La muerte en el hipódromo debió ser bastante frecuente, porque todos los aurigas tenderían durante la carrera a tomar la cuerda interior y ganar así unos preciosos metros en las vueltas. Y era precisamente en las vueltas donde se producían los más graves accidentes, donde chocaban los caballos o las ruedas de los carros, se quebraban las lanzas, salían despedidos los aurigas, los troncos de tiro se dispersaban desbocados por el terreno, enredando en el caos a los demás aurigas... El vencedor de la contienda tenía derecho a ceñirse una tira de cuero en torno a la cabeza, y algunos afortunados conductores fueron inmortalizados por los escultores contemporáneos, como el de Delfos. Aunque el auténtico triunfador era el propietario de los caballos, como lo prueba que hayan llegado hasta nosotros más nombres de estos que de aurigas; así, pasaron a la posteridad como propietarios de caballos vencedores: el famoso político y general Alcibíades, Cleóstenes de Epídamno, Hieron de Siracusa, Areo de Lacedemonia, Aquelaos, etc.

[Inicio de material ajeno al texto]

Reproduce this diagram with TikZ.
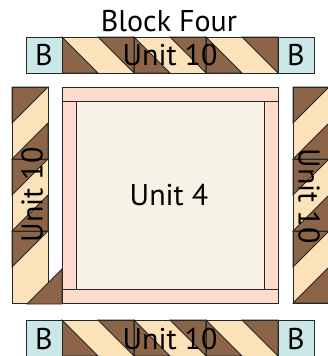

El repertorio de temas animales en el siglo V a.C. es ilimitado, pero son las figuras de caballos las más interesantes que nos han llegado. Unas formaban parte de estatuas ecuestres, otras eran figuras únicas; pero ya en unas o en otras se percibe la misma evolución artística que culmina con ejemplares tan bellos como el que aquí contemplamos, que representa uno de aquellos caballos que se utilizaban en la competición. La belleza propia del animal se ve aumentada por un lazo que le rodea el lomo y el vientre, y  por las crines perfectamente peinadas y adornadas.